Ms. Trockel is one of only a few artists whose work is grouped together in a single room. Here one can see a sort of mini-retrospective of this important contributor to Germany’s burgeoning contemporary art scene, including one of her latest “knitting pictures,” entitled “Menopause.” Generally, though, diverse artists are grouped together in either obvious or surprising ways. So Nan Goldin’s self-portrait after being beaten by her lover shares a room with Paul McCarthy’s video of him beating himself to a pulp,”Rocky.” As it does for Ms. Goldin and Mr. Mc-Carthy — who become strange, but clearly simpatico, bedfellows — the use of adjacency contributes to a more meaningful understanding of each piece and, sometimes, reinforces its relevancy.

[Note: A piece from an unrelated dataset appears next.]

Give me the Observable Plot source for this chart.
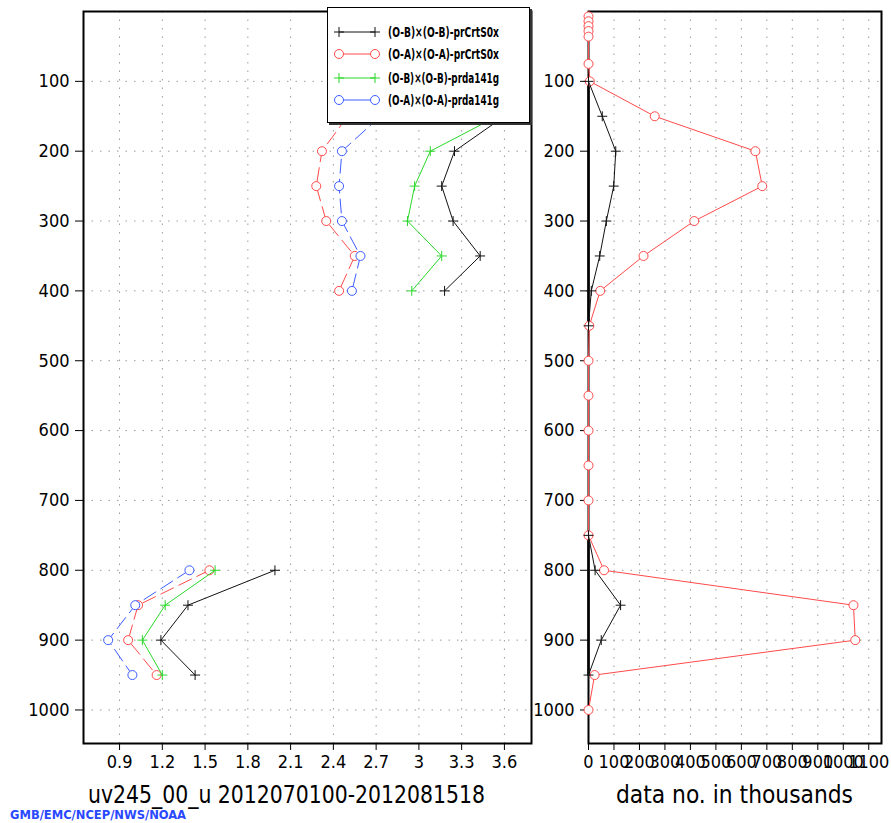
<!DOCTYPE html>
<html>
<head>
<meta charset="utf-8">
<script src="https://cdn.jsdelivr.net/npm/d3@7"></script>
<script src="https://cdn.jsdelivr.net/npm/@observablehq/plot@0.6"></script>
<style>
  html, body { margin: 0; padding: 0; background: #fff; }
  body { width: 891px; height: 823px; position: relative; overflow: hidden; }
  #left, #right, #legend { position: absolute; top: 0; }
  #left { left: 0; }
  #right { left: 500px; }
  #legend { left: 327px; top: 7px; width: 201px; height: 114px; background: #fff;
            border: 1px solid #000; box-shadow: 2px 2px 0 #333; }
  svg { overflow: visible; }
</style>
</head>
<body>
<div id="left"></div>
<div id="right"></div>
<div id="legend"></div>
<script>
// ---------------- data ----------------
const yTicks = [100, 200, 300, 400, 500, 600, 700, 800, 900, 1000];
const xTicksLeft = [0.9, 1.2, 1.5, 1.8, 2.1, 2.4, 2.7, 3, 3.3, 3.6];
const xTicksRight = [0, 100, 200, 300, 400, 500, 600, 700, 800, 900, 1000, 1100];

const levelsLeft = [150, 200, 250, 300, 350, 400, 800, 850, 900, 950];
const obPrCrt = [3.60, 3.25, 3.16, 3.24, 3.43, 3.18, 1.99, 1.38, 1.19, 1.43];
const oaPrCrt = [2.50, 2.32, 2.28, 2.35, 2.55, 2.44, 1.53, 1.03, 0.96, 1.16];
const obPrda  = [3.55, 3.08, 2.97, 2.92, 3.16, 2.95, 1.57, 1.22, 1.06, 1.20];
const oaPrda  = [2.73, 2.46, 2.44, 2.46, 2.59, 2.53, 1.39, 1.01, 0.82, 0.99];

const levelsRed = [7, 14, 21, 28, 36, 75, 100, 150, 200, 250, 300, 350, 400, 450, 500,
                   550, 600, 650, 700, 750, 800, 850, 900, 950, 1000];
const countRed  = [0, 0, 0, 0, 0, 0, 5, 260, 655, 682, 415, 216, 46, 3, 0,
                   0, 0, 0, 0, 0, 61, 1040, 1047, 24, 0];
const levelsBlack = [100, 150, 200, 250, 300, 350, 400, 450, 750, 800, 850, 900, 950];
const countBlack  = [0, 54, 107, 99, 70, 44, 11, 0, 0, 26, 126, 50, 0];
const countZero   = [0, 0, 0, 0, 0, 0, 0, 0, 0, 0, 0, 0, 0];

const seriesNames = ["(O-B)×(O-B)-prCrtS0x", "(O-A)×(O-A)-prCrtS0x",
                     "(O-B)×(O-B)-prda141g", "(O-A)×(O-A)-prda141g"];
const seriesColors = ["#111111", "#ff4a4a", "#2ad82a", "#3d5cff"];
const seriesSymbols = ["plus", "circle", "plus", "circle"];
const seriesDash = [null, "14,6", null, "14,6"];

const xTitleLeft = "uv245_00_u 2012070100-2012081518";
const xTitleRight = "data no. in thousands";
const caption = "GMB/EMC/NCEP/NWS/NOAA";

// ---------------- helpers ----------------
const FONT = '"Liberation Sans Narrow","DejaVu Sans Condensed","DejaVu Sans",sans-serif';
const part = p => (p < 600 ? "upper" : "lower");
const leftValues = [obPrCrt, oaPrCrt, obPrda, oaPrda];
const leftRows = leftValues.map((vals, i) =>
  levelsLeft.map((p, j) => ({p, v: vals[j], part: part(p), s: i})));

const gridStyle = {stroke: "#9a9a9a", strokeOpacity: 1, strokeDasharray: "1.5,7"};
const PLUS_R = 3.3;

function seriesMarks(rows, i) {
  const c = seriesColors[i];
  const marks = [Plot.line(rows, {x: "v", y: "p", z: "part", stroke: c, strokeWidth: 1,
    strokeDasharray: seriesDash[i] || undefined})];
  if (seriesSymbols[i] === "plus") {
    marks.push(Plot.dot(rows, {x: "v", y: "p", symbol: "plus", r: PLUS_R, stroke: c, strokeWidth: 1}));
  } else {
    marks.push(Plot.dot(rows, {x: "v", y: "p", r: 4.5, stroke: c, fill: "white", strokeWidth: 1}));
  }
  return marks;
}

// ---------------- left panel ----------------
const left = Plot.plot({
  width: 560, height: 823,
  marginLeft: 83, marginRight: 29, marginTop: 11, marginBottom: 80,
  style: {fontFamily: FONT, fontSize: "18px", color: "#000", background: "transparent", overflow: "visible"},
  x: {domain: [0.647, 3.79]},
  y: {domain: [0, 1048], reverse: true},
  marks: [
    Plot.gridX({ticks: xTicksLeft, ...gridStyle}),
    Plot.gridY({ticks: yTicks, ...gridStyle}),
    Plot.axisX({ticks: xTicksLeft, tickSize: 7, tickPadding: 5, label: null, tickFormat: d => String(d)}),
    Plot.axisY({ticks: yTicks, tickSize: 8, tickPadding: 6, label: null, tickFormat: d => String(d)}),
    ...leftRows.flatMap((rows, i) => seriesMarks(rows, i)),
    Plot.frame({stroke: "#000", strokeWidth: 2})
  ]
});
document.getElementById("left").appendChild(left);

// ---------------- right panel ----------------
const redRows = levelsRed.map((p, j) => ({p, v: countRed[j], part: "all"}));
const blackRows = levelsBlack.map((p, j) => ({p, v: countBlack[j], part: part(p)}));
const zeroRows = levelsBlack.map((p, j) => ({p, v: countZero[j], part: part(p)}));

const right = Plot.plot({
  width: 391, height: 823,
  marginLeft: 88, marginRight: 10, marginTop: 11, marginBottom: 80,
  style: {fontFamily: FONT, fontSize: "18px", color: "#000", background: "transparent", overflow: "visible"},
  x: {domain: [0, 1150]},
  y: {domain: [0, 1048], reverse: true},
  marks: [
    Plot.gridX({ticks: xTicksRight.slice(1), ...gridStyle}),
    Plot.gridY({ticks: yTicks, ...gridStyle}),
    Plot.axisX({ticks: xTicksRight, tickSize: 7, tickPadding: 5, label: null, tickFormat: d => String(d)}),
    Plot.axisY({ticks: yTicks, tickSize: 8, tickPadding: 6, label: null, tickFormat: d => String(d)}),
    Plot.frame({stroke: "#000", strokeWidth: 2}),
    Plot.line(zeroRows, {x: "v", y: "p", z: "part", stroke: "#000", strokeWidth: 2.5}),
    Plot.line(redRows, {x: "v", y: "p", stroke: seriesColors[1], strokeWidth: 1}),
    Plot.dot(redRows, {x: "v", y: "p", r: 4.5, stroke: seriesColors[1], fill: "white", strokeWidth: 1}),
    Plot.line(blackRows, {x: "v", y: "p", z: "part", stroke: seriesColors[0], strokeWidth: 1}),
    Plot.dot(blackRows, {x: "v", y: "p", symbol: "plus", r: PLUS_R, stroke: seriesColors[0], strokeWidth: 1})
  ]
});
document.getElementById("right").appendChild(right);

// ---------------- titles ----------------
function addText(svg, txt, x, y, len, size, fill, weight) {
  d3.select(svg).append("text")
    .attr("x", x).attr("y", y)
    .attr("text-anchor", "start")
    .attr("textLength", len).attr("lengthAdjust", "spacingAndGlyphs")
    .attr("font-family", FONT).attr("font-size", size)
    .attr("font-weight", weight || "normal")
    .attr("fill", fill).text(txt);
}
addText(left, xTitleLeft, 88, 803, 397, 25, "#000");
addText(left, caption, 10, 819, 176, 13, "#2a48ff", "bold");
addText(right, xTitleRight, 116, 803, 237, 25, "#000");

// ---------------- legend ----------------
const lg = d3.select("#legend").append("svg").attr("width", 201).attr("height", 114);
const rowY = [24, 46, 70, 92];
seriesNames.forEach((name, i) => {
  const y = rowY[i], c = seriesColors[i];
  lg.append("line").attr("x1", 11).attr("x2", 47).attr("y1", y).attr("y2", y)
    .attr("stroke", c).attr("stroke-width", 1);
  [11, 47].forEach(x => {
    if (seriesSymbols[i] === "plus") {
      lg.append("path").attr("d", `M${x - 5},${y}H${x + 5}M${x},${y - 5}V${y + 5}`)
        .attr("stroke", c).attr("fill", "none");
    } else {
      lg.append("circle").attr("cx", x).attr("cy", y).attr("r", 4.5)
        .attr("stroke", c).attr("fill", "white");
    }
  });
  lg.append("text").attr("x", 60).attr("y", y + 5)
    .attr("text-anchor", "start")
    .attr("textLength", 111).attr("lengthAdjust", "spacingAndGlyphs")
    .attr("font-family", FONT).attr("font-size", 14).attr("font-weight", "bold")
    .attr("fill", "#000").text(name);
});
</script>
</body>
</html>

Some well-known images of children are dispersed throughout the exhibition and given fresh examination. In one of the first rooms, for instance, 15 C-prints from Larry Clark’s 1995 film “Kids” face off against 1960s photographer Karlheinz Weinberger’s black-and-white portraits of a gang of James Dean wannabes in Zurich, decked out in studded leather jackets and flaunting open flies. The elaborately coiffed and costumed boys, like Mr. Clark’s pubescent girls floating through the film frames in their cotton undies, send essentially the same timeless message: Teenagers need strict supervision.
Using the same method for Sol Le-Witt and Robert Mapplethorpe, however, underscores the aesthetic connections between the two artists. Mapplethorpe’s “Thomas in a Box,” when viewed through Mr. LeWitt’s sculpture “222, Three Three-Part Variations,” accentuates the two artists’ shared formal concerns — not least their mutual interest in the cube. Mapplethorpe’s photographs are ideally suited to the exhibit’s purposes. His work is so heavily weighted to its era that a re-examination of its significance, through its placement with seemingly unrelated artists, is both timely and worthwhile.

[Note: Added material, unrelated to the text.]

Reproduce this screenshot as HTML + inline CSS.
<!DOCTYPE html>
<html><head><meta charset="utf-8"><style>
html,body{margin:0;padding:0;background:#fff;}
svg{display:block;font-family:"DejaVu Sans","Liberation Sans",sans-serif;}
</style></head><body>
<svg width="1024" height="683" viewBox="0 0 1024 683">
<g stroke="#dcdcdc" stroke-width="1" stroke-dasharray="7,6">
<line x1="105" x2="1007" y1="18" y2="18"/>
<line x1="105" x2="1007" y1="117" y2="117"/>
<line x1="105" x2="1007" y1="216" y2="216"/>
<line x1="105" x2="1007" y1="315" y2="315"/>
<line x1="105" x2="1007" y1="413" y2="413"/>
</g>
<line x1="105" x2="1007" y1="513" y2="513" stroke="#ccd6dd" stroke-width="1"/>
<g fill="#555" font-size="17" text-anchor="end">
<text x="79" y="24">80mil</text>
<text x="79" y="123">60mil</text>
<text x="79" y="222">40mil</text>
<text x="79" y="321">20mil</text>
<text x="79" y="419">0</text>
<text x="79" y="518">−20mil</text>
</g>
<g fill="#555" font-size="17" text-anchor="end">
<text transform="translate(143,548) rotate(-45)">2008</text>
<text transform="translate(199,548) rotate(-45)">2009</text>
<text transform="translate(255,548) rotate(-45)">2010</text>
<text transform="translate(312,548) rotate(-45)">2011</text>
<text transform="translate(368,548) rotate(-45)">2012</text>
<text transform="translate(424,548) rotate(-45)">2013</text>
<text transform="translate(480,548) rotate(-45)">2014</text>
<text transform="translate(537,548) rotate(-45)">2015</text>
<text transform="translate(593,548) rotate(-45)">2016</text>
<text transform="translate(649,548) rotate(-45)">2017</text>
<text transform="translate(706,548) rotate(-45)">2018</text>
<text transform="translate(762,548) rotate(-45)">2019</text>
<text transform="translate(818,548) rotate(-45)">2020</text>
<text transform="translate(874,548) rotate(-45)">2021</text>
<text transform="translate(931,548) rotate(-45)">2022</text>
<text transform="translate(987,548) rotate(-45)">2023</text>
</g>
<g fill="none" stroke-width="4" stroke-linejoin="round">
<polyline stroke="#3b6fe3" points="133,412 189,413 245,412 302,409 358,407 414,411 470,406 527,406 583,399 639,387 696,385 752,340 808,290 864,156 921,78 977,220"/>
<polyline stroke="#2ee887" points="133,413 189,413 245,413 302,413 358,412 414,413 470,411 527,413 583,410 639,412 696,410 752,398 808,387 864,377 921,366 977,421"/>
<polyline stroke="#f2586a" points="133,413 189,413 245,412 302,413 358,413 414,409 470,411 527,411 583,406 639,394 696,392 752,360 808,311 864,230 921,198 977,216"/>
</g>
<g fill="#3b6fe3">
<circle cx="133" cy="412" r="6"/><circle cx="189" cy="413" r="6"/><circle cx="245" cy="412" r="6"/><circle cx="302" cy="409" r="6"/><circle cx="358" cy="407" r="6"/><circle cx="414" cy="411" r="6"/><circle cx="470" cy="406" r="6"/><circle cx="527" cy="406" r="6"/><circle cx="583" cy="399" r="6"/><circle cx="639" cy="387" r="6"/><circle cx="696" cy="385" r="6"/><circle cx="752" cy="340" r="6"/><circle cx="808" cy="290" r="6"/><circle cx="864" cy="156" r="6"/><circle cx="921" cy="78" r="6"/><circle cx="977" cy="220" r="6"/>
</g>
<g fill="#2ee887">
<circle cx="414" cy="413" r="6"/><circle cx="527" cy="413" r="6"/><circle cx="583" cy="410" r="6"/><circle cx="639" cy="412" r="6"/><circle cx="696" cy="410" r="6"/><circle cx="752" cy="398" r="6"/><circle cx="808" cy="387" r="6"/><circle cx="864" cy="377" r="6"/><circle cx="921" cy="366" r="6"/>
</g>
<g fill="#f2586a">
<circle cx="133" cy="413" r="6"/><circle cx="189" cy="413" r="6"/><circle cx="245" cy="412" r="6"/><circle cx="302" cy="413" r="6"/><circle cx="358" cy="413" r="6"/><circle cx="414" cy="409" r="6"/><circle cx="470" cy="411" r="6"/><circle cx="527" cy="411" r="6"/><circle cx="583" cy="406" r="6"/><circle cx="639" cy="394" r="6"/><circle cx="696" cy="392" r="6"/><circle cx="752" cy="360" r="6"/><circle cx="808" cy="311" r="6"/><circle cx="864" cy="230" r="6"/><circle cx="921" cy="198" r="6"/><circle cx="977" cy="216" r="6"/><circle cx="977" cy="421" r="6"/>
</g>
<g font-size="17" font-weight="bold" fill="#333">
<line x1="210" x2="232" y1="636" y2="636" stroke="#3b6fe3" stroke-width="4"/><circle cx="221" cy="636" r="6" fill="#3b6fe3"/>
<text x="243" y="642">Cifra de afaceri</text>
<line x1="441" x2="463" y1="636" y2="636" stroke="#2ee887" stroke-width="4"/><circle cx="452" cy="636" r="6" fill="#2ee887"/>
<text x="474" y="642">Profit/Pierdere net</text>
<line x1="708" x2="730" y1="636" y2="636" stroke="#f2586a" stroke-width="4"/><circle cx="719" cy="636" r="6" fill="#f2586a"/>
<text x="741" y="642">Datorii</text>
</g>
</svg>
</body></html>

The question remains as to whether a visitor who does not have the same breadth and depth of knowledge as the curators do would make the same analytical leaps. The handsome catalog, which includes essays by both curators and an interview with Ms. Hessel, guides the visitor through how the exhibit works. A pamphlet also provides contextual clues to the works’ relationships. However, much of the art exhibited speaks so forcefully, one hardly needs an interpreter to get the message.
Until May 27 (Hessel Museum of Art, Bard College, Annandale-on-Hudson, N.Y., 845-758-7598).